Celebrate the Forgotten Voice

November 08, 2016
 
Elementary age Native American boy  in ceremonial dress dancing

I have always believed that teaching my children about various cultures was the right thing to do.  I know that it makes them more well-rounded individuals and helps foster an understanding and appreciation for differences. I started to think about things I’ve done with my children or students over the years and realized we have done and experienced a lot: we’ve attended Chinese Lunar celebrations, we celebrate Black History all year long (not just in February), we’ve been to the National Civil Rights Museum in Memphis, we’ve read stories and seen movies about the Holocaust, we’ve made sugar skulls in celebration of Día de los Muertos, and we’ve eaten and tasted food from all around the world-just to name a few!- So, yes, I am proud of the little things we have done, and as I’ve kept seeing more media coverage about the Dakota Access Pipeline, it made me realize that there is a voice that I have not focused as much on with them; and that is the voice of our Native American brothers and sisters. The good news is that it’s never too late to start!

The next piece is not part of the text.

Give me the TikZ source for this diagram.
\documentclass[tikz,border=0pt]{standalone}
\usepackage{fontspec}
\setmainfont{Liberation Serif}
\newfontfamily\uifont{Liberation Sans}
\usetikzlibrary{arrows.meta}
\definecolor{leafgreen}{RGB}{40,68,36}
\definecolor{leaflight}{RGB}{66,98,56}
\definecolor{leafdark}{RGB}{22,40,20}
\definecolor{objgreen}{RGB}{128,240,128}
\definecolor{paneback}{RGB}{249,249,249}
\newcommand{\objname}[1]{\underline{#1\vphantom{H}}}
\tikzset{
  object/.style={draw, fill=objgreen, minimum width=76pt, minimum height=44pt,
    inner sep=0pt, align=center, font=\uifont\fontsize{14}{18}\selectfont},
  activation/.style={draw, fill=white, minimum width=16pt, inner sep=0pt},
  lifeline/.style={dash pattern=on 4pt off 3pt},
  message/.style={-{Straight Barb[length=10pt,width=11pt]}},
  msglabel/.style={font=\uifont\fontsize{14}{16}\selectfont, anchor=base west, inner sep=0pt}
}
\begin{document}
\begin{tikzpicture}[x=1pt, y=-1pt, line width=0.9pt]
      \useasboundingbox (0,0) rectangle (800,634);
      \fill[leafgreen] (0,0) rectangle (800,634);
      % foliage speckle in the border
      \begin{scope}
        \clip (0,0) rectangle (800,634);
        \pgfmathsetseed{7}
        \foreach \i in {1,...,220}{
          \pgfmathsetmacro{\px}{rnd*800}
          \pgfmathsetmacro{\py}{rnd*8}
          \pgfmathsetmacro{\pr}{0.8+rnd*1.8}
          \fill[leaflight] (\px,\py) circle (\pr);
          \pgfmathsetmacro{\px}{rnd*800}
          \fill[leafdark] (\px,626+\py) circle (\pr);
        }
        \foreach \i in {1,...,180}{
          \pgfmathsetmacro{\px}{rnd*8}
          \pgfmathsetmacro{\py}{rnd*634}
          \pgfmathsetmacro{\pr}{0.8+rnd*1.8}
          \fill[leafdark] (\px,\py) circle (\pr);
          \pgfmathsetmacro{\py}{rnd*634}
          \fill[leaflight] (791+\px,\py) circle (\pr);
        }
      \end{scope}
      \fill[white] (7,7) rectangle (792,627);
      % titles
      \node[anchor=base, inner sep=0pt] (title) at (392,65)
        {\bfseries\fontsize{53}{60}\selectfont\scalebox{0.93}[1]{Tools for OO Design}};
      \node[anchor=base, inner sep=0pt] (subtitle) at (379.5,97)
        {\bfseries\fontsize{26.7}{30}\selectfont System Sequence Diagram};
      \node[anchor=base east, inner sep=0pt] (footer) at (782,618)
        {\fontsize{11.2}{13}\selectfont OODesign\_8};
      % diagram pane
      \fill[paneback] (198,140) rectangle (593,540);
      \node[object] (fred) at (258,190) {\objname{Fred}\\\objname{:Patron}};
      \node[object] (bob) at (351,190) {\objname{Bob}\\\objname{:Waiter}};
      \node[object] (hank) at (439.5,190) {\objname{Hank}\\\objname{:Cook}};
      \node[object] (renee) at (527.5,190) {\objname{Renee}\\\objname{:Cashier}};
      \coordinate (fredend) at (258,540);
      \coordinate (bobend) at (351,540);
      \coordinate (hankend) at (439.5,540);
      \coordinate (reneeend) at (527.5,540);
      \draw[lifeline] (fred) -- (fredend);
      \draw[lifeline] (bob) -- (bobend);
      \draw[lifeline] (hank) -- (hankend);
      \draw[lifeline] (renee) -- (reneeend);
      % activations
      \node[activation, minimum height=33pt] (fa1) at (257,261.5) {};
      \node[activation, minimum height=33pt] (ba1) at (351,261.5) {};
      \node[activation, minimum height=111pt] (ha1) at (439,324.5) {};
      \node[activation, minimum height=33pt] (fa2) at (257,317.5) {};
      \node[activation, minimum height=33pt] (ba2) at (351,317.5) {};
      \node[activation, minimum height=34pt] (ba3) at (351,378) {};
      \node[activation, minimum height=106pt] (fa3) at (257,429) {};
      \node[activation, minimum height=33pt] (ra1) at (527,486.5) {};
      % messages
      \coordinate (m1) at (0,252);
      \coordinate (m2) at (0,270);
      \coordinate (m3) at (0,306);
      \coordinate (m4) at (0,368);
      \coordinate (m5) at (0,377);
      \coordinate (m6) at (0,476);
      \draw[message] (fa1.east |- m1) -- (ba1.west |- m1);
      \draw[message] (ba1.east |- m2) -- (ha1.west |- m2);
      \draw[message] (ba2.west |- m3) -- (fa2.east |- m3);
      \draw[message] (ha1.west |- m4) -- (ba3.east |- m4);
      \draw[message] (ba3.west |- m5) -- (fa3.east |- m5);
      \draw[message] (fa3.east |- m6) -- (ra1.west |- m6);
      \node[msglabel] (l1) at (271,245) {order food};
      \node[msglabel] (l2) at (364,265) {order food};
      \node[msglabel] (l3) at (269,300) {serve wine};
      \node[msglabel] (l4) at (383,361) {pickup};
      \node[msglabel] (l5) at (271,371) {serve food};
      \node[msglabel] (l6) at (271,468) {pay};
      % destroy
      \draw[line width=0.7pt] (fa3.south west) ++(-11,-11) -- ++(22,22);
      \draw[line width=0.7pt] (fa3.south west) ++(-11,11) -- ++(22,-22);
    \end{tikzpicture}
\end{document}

Did you know that according to the National Congress of American Indians, there are 566 federally recognized Indian Nations (sometimes called tribes, nations, bands, pueblos, communities, Rancherias, and native villages) in the United States? Approximately 229 of these ethnically, culturally, and linguistically diverse nations are located in Alaska; the rest are located in 33 other states.  November is recognized as National American Indian Heritage Month but many schools fail to even mention this to our children.  That is why it is important to talk about topics like this in our homes. 

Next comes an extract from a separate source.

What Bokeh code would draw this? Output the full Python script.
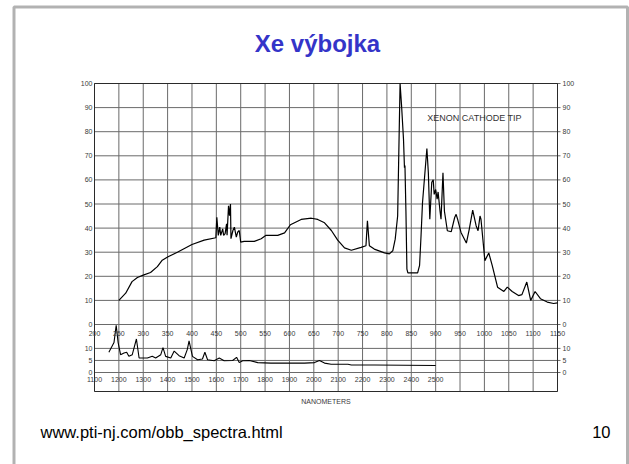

One of the easiest ways to teach children about other cultures is to read books or watch movies. First Nations Development Institute has a recommended list of Native American Children’s Literature to get our families more involved in celebrating National American Indian Heritage Month.   PBS Learning Media has a lot of quick videos that help children learn about Native American culture and celebrating Native American Indian Heritage Month. Pinterest has thousands of Native American crafts or activities we can do with our children. If you have time or are feeling adventurous and have the finances, there are also many sites you can visit throughout the United States. And right here, in our own backyard, we have an entire list of places to help educate or experience Native American culture in Illinois.

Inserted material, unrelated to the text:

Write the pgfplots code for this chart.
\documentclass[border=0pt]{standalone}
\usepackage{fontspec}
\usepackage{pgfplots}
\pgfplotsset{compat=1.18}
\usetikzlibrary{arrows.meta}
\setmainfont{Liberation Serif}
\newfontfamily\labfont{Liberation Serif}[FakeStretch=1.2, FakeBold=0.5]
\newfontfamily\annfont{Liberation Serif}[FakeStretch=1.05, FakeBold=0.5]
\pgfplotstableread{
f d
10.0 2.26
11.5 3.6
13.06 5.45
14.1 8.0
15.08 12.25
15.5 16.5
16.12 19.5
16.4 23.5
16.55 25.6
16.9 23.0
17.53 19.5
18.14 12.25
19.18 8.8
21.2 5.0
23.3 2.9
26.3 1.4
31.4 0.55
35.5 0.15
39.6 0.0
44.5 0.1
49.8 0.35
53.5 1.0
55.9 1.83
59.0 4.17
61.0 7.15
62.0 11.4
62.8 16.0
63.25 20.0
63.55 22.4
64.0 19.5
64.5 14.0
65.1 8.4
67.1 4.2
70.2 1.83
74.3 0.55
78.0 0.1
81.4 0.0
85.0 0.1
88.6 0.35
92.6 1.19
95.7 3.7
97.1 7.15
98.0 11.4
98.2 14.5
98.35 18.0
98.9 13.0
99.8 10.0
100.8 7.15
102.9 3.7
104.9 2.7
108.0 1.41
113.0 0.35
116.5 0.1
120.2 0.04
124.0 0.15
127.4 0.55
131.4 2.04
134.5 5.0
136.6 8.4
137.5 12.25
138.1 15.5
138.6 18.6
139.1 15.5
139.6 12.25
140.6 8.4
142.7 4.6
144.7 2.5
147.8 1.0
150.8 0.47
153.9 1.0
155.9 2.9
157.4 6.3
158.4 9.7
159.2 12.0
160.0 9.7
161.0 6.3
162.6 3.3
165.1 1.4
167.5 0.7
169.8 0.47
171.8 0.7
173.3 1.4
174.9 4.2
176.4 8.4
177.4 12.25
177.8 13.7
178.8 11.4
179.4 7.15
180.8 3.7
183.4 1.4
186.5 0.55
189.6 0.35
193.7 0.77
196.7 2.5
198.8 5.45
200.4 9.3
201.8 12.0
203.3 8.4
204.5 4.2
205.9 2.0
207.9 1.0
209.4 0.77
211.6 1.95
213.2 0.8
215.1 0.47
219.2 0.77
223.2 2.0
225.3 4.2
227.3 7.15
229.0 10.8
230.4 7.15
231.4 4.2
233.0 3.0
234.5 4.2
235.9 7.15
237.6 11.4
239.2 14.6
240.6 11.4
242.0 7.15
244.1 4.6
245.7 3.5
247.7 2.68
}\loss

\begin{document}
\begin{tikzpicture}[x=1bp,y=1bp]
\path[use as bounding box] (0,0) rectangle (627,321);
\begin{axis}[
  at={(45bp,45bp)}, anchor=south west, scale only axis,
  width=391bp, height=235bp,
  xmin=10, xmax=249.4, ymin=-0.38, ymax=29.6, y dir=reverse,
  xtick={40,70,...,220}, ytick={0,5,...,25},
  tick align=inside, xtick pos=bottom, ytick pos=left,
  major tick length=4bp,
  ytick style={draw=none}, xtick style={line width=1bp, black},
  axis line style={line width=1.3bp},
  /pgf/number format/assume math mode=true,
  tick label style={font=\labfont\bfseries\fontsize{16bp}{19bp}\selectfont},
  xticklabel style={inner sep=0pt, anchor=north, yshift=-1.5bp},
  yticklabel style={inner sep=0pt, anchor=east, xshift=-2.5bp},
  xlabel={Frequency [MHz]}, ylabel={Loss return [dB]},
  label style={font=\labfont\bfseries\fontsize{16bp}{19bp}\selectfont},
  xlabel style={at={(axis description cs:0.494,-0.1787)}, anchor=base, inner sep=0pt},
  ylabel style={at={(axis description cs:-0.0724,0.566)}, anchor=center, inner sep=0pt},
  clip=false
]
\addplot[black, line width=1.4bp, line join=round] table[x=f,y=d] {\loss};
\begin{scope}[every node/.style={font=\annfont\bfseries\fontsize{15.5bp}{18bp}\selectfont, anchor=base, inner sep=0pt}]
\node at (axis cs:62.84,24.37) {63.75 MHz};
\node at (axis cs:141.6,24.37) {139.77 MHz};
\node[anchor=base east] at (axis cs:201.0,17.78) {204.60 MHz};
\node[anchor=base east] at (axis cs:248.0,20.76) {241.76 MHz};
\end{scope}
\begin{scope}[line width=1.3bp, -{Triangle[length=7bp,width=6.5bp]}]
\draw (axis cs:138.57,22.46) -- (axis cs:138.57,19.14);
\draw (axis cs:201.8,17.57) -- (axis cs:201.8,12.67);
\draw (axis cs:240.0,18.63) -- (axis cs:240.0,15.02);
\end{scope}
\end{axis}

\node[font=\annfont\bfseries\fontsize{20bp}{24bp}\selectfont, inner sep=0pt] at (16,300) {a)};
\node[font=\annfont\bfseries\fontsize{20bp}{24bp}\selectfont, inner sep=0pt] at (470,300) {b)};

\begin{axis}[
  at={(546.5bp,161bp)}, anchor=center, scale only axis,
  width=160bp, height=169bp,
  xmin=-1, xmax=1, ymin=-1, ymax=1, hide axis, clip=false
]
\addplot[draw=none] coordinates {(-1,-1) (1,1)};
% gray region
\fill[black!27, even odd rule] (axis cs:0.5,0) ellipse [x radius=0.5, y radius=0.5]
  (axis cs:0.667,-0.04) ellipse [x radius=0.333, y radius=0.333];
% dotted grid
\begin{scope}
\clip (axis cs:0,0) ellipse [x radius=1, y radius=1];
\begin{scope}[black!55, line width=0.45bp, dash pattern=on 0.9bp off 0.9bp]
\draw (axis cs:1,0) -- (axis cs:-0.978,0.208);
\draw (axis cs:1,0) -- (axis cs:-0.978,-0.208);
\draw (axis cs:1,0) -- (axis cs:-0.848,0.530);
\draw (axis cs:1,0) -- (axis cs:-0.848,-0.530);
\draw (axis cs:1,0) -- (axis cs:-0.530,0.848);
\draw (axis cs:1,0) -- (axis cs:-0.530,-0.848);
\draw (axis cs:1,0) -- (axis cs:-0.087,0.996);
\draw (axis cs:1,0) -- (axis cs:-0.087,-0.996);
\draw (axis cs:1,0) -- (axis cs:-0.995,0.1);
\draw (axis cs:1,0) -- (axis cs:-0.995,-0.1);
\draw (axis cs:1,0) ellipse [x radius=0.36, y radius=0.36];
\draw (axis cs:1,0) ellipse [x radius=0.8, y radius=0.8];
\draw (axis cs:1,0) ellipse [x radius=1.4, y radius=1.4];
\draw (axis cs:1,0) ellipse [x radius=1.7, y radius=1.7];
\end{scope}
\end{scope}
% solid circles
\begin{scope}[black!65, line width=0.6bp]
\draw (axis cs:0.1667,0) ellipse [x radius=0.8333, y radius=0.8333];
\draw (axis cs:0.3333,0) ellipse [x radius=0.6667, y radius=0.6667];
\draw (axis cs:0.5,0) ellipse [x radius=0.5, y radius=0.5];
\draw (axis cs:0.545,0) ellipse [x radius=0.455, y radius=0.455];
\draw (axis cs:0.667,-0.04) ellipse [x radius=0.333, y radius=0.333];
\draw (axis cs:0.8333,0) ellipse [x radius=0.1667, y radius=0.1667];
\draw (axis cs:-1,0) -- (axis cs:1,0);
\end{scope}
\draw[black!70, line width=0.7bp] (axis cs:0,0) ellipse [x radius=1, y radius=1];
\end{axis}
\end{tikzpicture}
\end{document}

No, participating in these activities will not make us experts, but what it will do is help bring awareness to the native people of this land. Chief Sitting Bull said, “Let us put our minds together and see what life we can make for our children.” If we all work to continue to support and broaden the understanding of differences with our children, it will help aid them in becoming the global minded young adults they need to be successful in today’s society.